Data extracted from a collection
☆ ☆ ☆ ☆
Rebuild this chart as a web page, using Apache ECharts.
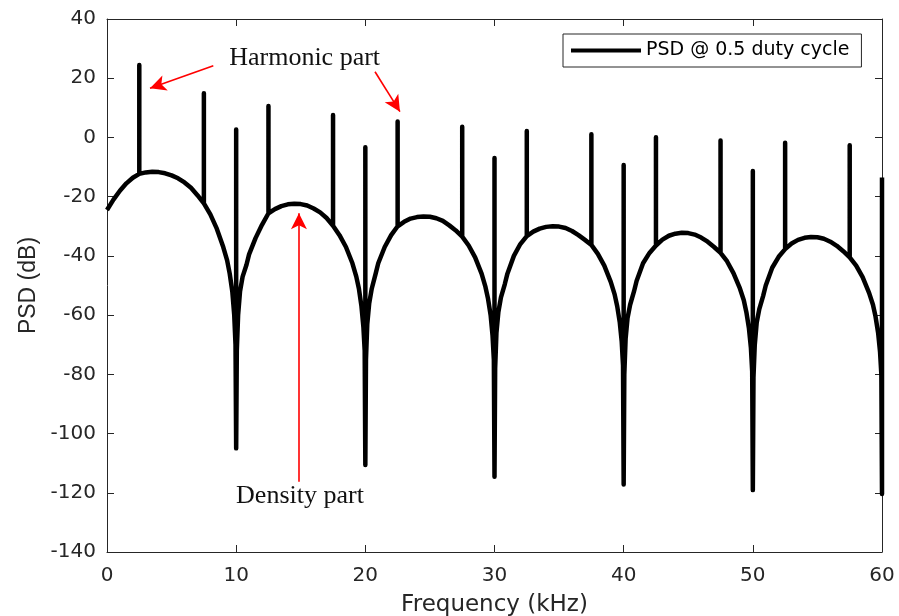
<!DOCTYPE html>
<html>
<head>
<meta charset="utf-8">
<script src="https://cdn.jsdelivr.net/npm/echarts@6/dist/echarts.min.js"></script>
<style>html,body{margin:0;padding:0;background:#fff}#c{width:899px;height:616px}</style>
</head>
<body>
<div id="c"></div>
<script>
// ---- Density (continuous) part: frequency in kHz, PSD in dB ----
const densityFreq = [
  0,0.5,1,1.5,2,2.5,3,3.5,4,4.5,5,5.5,6,6.5,7,7.5,8,8.5,9,9.3,9.5,9.7,9.85,9.95,
  10.05,10.15,10.3,10.5,10.8,11,11.5,12,12.5,13,13.5,14,14.5,15,15.5,16,16.5,17,17.5,18,18.5,19,19.3,19.5,19.7,19.85,19.95,
  20.05,20.15,20.3,20.5,20.8,21,21.5,22,22.5,23,23.5,24,24.5,25,25.5,26,26.5,27,27.5,28,28.5,29,29.3,29.5,29.7,29.85,29.95,
  30.05,30.15,30.3,30.5,30.8,31,31.5,32,32.5,33,33.5,34,34.5,35,35.5,36,36.5,37,37.5,38,38.5,39,39.3,39.5,39.7,39.85,39.95,
  40.05,40.15,40.3,40.5,40.8,41,41.5,42,42.5,43,43.5,44,44.5,45,45.5,46,46.5,47,47.5,48,48.5,49,49.3,49.5,49.7,49.85,49.95,
  50.05,50.15,50.3,50.5,50.8,51,51.5,52,52.5,53,53.5,54,54.5,55,55.5,56,56.5,57,57.5,58,58.5,59,59.3,59.5,59.7,59.85,59.95
];
const densityPSD = [
  -24.5,-21,-18,-15.5,-13.6,-12.3,-11.8,-11.6,-11.7,-12.1,-12.8,-13.8,-15.2,-17,-19.5,-22.3,-26,-30.8,-37,-41.5,-46,-52,-60,-70,
  -72,-60,-52,-47,-43,-39.5,-34,-29.5,-25.6,-24.2,-23.2,-22.6,-22.4,-22.5,-23,-24,-25.3,-27.2,-29.8,-33,-37,-42.5,-47,-51,-57,-64,-72,
  -75,-63,-56,-51,-46,-42.5,-37,-33,-30,-28.5,-27.4,-26.9,-26.7,-26.8,-27.3,-28.2,-29.7,-31.4,-33.5,-36.5,-40.5,-46,-50.5,-54.5,-60,-67,-75,
  -78,-66,-59,-54,-49.5,-46,-40,-36,-33.3,-31.8,-30.8,-30.2,-30,-30.1,-30.6,-31.6,-33,-34.6,-36.3,-39.3,-43.3,-48.8,-53,-57,-62.5,-69,-77,
  -80,-68,-61,-56.5,-52,-48.5,-42.5,-39,-36.5,-34.5,-33.2,-32.5,-32.2,-32.3,-32.8,-33.8,-35.2,-37,-39,-41.8,-45.8,-51,-55,-59,-64.5,-71,-79,
  -81,-70,-62.5,-58,-53.5,-50,-44,-40.3,-37.7,-35.8,-34.6,-33.9,-33.6,-33.7,-34.2,-35.2,-36.6,-38.4,-40.5,-43.3,-47.2,-52.5,-56.5,-60.5,-66,-72.5,-80
];
// ---- Harmonic spikes (odd harmonics of 5 kHz) ----
const harmonicFreq = [2.5,7.5,12.5,17.5,22.5,27.5,32.5,37.5,42.5,47.5,52.5,57.5];
const harmonicTop  = [24.5,14.9,10.6,7.6,5.4,3.6,2.2,1.1,0.1,-1.0,-1.8,-2.6];
// ---- Spikes at the spectral nulls ----
const nullFreq   = [10,20,30,40,50,60];
const nullTop    = [2.7,-3.3,-6.9,-9.3,-11.3,-13.5];
const nullBottom = [-105,-110.6,-114.6,-117.2,-119.1,-120.4];
// ---- Axis ticks ----
const xTicks = [0,10,20,30,40,50,60];
const yTicks = [-140,-120,-100,-80,-60,-40,-20,0,20,40];
const seriesName = 'PSD @ 0.5 duty cycle';

// Build the single poly-line (density + spikes) from the arrays
const pts = [];
let ni = 0;
for (let i = 0; i < densityFreq.length; i++) {
  const f = densityFreq[i], v = densityPSD[i];
  while (ni < nullFreq.length && nullFreq[ni] < f) {
    pts.push([nullFreq[ni], nullBottom[ni]], [nullFreq[ni], nullTop[ni]], [nullFreq[ni], nullBottom[ni]]);
    ni++;
  }
  pts.push([f, v]);
  const hi = harmonicFreq.indexOf(f);
  if (hi >= 0) pts.push([f, harmonicTop[hi]], [f, v]);
}
while (ni < nullFreq.length) {
  pts.push([nullFreq[ni], nullBottom[ni]], [nullFreq[ni], nullTop[ni]]);
  ni++;
}

const axisColor = '#262626';
const tickFont = {fontFamily: 'DejaVu Sans', fontSize: 20, color: axisColor};
const lineCfg = {show: true, onZero: false, lineStyle: {color: axisColor, width: 1}};
const tickCfg = {show: true, inside: true, length: 7, lineStyle: {color: axisColor}};
const chart = echarts.init(document.getElementById('c'), null, {renderer: 'canvas'});
const red = '#ff0000';
chart.setOption({
  animation: false,
  backgroundColor: '#fff',
  grid: {left: 107, right: 17, top: 19, bottom: 64, containLabel: false, outerBoundsMode: 'none'},
  legend: {
    data: [{name: seriesName, icon: 'rect'}], left: 563, top: 34,
    itemWidth: 70, itemHeight: 4, padding: [7, 12, 7, 8],
    borderColor: axisColor, borderWidth: 1, backgroundColor: '#fff',
    itemStyle: {color: '#000'},
    textStyle: {fontFamily: 'DejaVu Sans', fontSize: 19, color: '#000'}
  },
  xAxis: [{
    type: 'value', min: xTicks[0], max: xTicks[xTicks.length-1], interval: 10,
    name: 'Frequency (kHz)', nameLocation: 'middle', nameGap: 42,
    nameTextStyle: {fontFamily: 'DejaVu Sans', fontSize: 23, color: axisColor},
    axisLine: lineCfg, axisTick: tickCfg,
    axisLabel: Object.assign({margin: 14}, tickFont),
    splitLine: {show: false}
  }, {
    type: 'value', position: 'top', min: xTicks[0], max: xTicks[xTicks.length-1], interval: 10,
    axisLine: lineCfg, axisTick: tickCfg,
    axisLabel: {show: false}, splitLine: {show: false}
  }],
  yAxis: [{
    type: 'value', min: yTicks[0], max: yTicks[yTicks.length-1], interval: 20,
    name: 'PSD (dB)', nameLocation: 'middle', nameGap: 61,
    nameTextStyle: {fontFamily: 'Liberation Sans', fontSize: 23, color: axisColor},
    axisLine: lineCfg, axisTick: tickCfg,
    axisLabel: Object.assign({margin: 11}, tickFont),
    splitLine: {show: false}
  }, {
    type: 'value', position: 'right', min: yTicks[0], max: yTicks[yTicks.length-1], interval: 20,
    axisLine: lineCfg, axisTick: tickCfg,
    axisLabel: {show: false}, splitLine: {show: false}
  }],
  series: [{
    name: seriesName, type: 'line', data: pts,
    xAxisIndex: 0, yAxisIndex: 0,
    showSymbol: false, symbol: 'none', clip: false,
    lineStyle: {color: '#000', width: 4.5, join: 'round', cap: 'butt'},
    itemStyle: {color: '#000'},
    markLine: {
      silent: true, animation: false,
      symbol: ['none', 'arrow'], symbolSize: [12, 16],
      label: {show: false},
      lineStyle: {color: red, width: 1.6, type: 'solid'},
      emphasis: {disabled: true},
      data: [
        [{coord: [8.23, 24.2]}, {coord: [3.33, 16.6]}],
        [{coord: [20.75, 22.2]}, {coord: [22.68, 8.7]}],
        [{coord: [14.86, -116.3]}, {coord: [14.86, -25.6]}]
      ]
    },
    markPoint: {
      silent: true, symbol: 'circle', symbolSize: 0,
      label: {show: true, position: 'inside', fontFamily: 'Liberation Serif', fontSize: 26, color: '#111'},
      data: [
        {coord: [15.3, 26.8], label: {formatter: 'Harmonic part'}},
        {coord: [14.94, -121.3], label: {formatter: 'Density part'}}
      ]
    }
  }]
});
</script>
</body>
</html>
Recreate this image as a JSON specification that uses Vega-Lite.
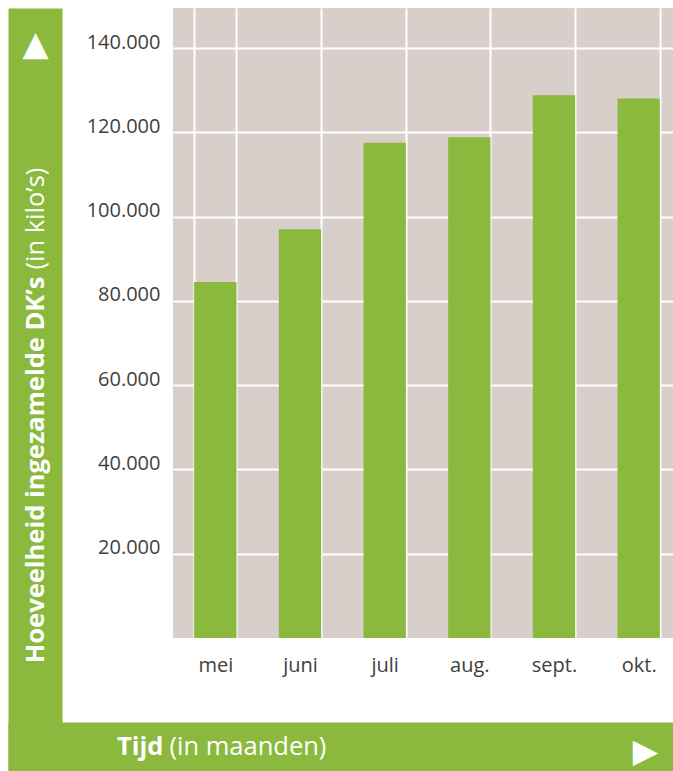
{
  "$schema": "https://vega.github.io/schema/vega-lite/v6.json",
  "width": 500,
  "height": 630,
  "autosize": {"type": "none"},
  "padding": {"left": 173, "top": 8, "right": 0, "bottom": 133},
  "background": "white",
  "config": {"view": {"fill": "#d8cfcb", "stroke": null}, "font": "Open Sans"},
  "resolve": {"scale": {"x": "independent", "y": "independent"}},
  "layer": [
    {
      "data": {"values": [
        {"maand": "mei", "kilo": 84500},
        {"maand": "juni", "kilo": 97000},
        {"maand": "juli", "kilo": 117500},
        {"maand": "aug.", "kilo": 118800},
        {"maand": "sept.", "kilo": 128800},
        {"maand": "okt.", "kilo": 128000}
      ]},
      "mark": {"type": "bar", "color": "#8ab93e"},
      "encoding": {
        "x": {"field": "maand", "type": "nominal", "sort": null,
          "scale": {"range": [0, 508], "paddingInner": 0.5, "paddingOuter": 0.25},
          "axis": {"orient": "bottom", "title": null, "domain": false, "ticks": false, "tickSize": 0, "grid": true, "gridColor": "white", "gridWidth": 2, "tickBand": "extent", "labelAngle": 0, "labelFontSize": 20, "labelColor": "#3f3f3f", "labelPadding": 17, "labelFont": "Open Sans", "zindex": 0}},
        "y": {"field": "kilo", "type": "quantitative",
          "scale": {"domain": [0, 149500], "nice": false, "zero": true},
          "axis": {"orient": "left", "title": null, "values": [20000, 40000, 60000, 80000, 100000, 120000, 140000], "labelExpr": "replace(format(datum.value, ','), ',', '.')", "domain": false, "ticks": false, "tickSize": 0, "grid": true, "gridColor": "white", "gridWidth": 2, "labelFontSize": 20, "labelColor": "#3f3f3f", "labelPadding": 13, "labelBaseline": "alphabetic", "labelFont": "Open Sans", "zindex": 0}}
      }
    },
    {
      "data": {"values": [{}]},
      "mark": {"type": "point", "opacity": 0},
      "encoding": {
        "y": {"datum": 0, "type": "quantitative",
          "scale": {"domain": [0, 763], "range": [763, 0], "nice": false, "zero": false},
          "axis": {"orient": "left", "offset": 138, "domain": true, "domainColor": "#8ab93e", "domainWidth": 54, "ticks": false, "tickSize": 0, "labels": false, "grid": false, "title": "Hoeveelheid ingezamelde DK’s", "titleFont": "Open Sans", "titleFontWeight": "bold", "titleFontSize": 25.5, "titleColor": "white", "titleAngle": 270, "titleAlign": "right", "titleBaseline": "middle", "titleX": 0, "titleY": 268, "zindex": 1}}
      }
    },
    {
      "data": {"values": [{}]},
      "mark": {"type": "point", "opacity": 0},
      "encoding": {
        "y": {"datum": 0, "type": "quantitative",
          "scale": {"domain": [0, 763], "range": [763, 0], "nice": false, "zero": false},
          "axis": {"orient": "left", "offset": 138, "domain": false, "ticks": false, "tickSize": 0, "labels": true, "grid": false, "values": [727], "labelExpr": "'▲'", "labelFont": "DejaVu Sans", "labelFontSize": 34, "labelColor": "white", "labelAlign": "center", "labelBaseline": "middle", "labelPadding": 0, "title": "(in kilo’s)", "titleFont": "Open Sans", "titleFontWeight": "normal", "titleFontSize": 25.5, "titleColor": "white", "titleAngle": 270, "titleAlign": "left", "titleBaseline": "middle", "titleX": 0, "titleY": 261, "zindex": 2}}
      }
    },
    {
      "data": {"values": [{}]},
      "mark": {"type": "point", "opacity": 0},
      "encoding": {
        "x": {"datum": 0, "type": "quantitative",
          "scale": {"domain": [-165, 500], "range": [-165, 500], "nice": false, "zero": false},
          "axis": {"orient": "bottom", "offset": 108.5, "domain": true, "domainColor": "#8ab93e", "domainWidth": 49, "ticks": false, "tickSize": 0, "labels": false, "grid": false, "title": "Tijd", "titleFont": "Open Sans", "titleFontWeight": "bold", "titleFontSize": 25.5, "titleColor": "white", "titleAngle": 0, "titleAlign": "right", "titleBaseline": "middle", "titleX": -10, "titleY": 0, "zindex": 1}}
      }
    },
    {
      "data": {"values": [{}]},
      "mark": {"type": "point", "opacity": 0},
      "encoding": {
        "x": {"datum": 0, "type": "quantitative",
          "scale": {"domain": [-165, 500], "range": [-165, 500], "nice": false, "zero": false},
          "axis": {"orient": "bottom", "offset": 108.5, "domain": false, "ticks": false, "tickSize": 0, "labels": true, "grid": false, "values": [472], "labelExpr": "'▶'", "labelFont": "DejaVu Sans", "labelFontSize": 33, "labelColor": "white", "labelAlign": "center", "labelBaseline": "middle", "labelPadding": 5, "title": "(in maanden)", "titleFont": "Open Sans", "titleFontWeight": "normal", "titleFontSize": 25.5, "titleColor": "white", "titleAngle": 0, "titleAlign": "left", "titleBaseline": "middle", "titleX": -4, "titleY": 0, "zindex": 2}}
      }
    }
  ]
}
☆ ☆ ☆ ☆
** TASK DIRECTIONS **
Which lines include "this"? Copy each of them out.

** WRITTEN ANSWER **
Rebuild this chart as a web page, using Apache ECharts.
Recreate this image as a JSON specification that uses Vega-Lite.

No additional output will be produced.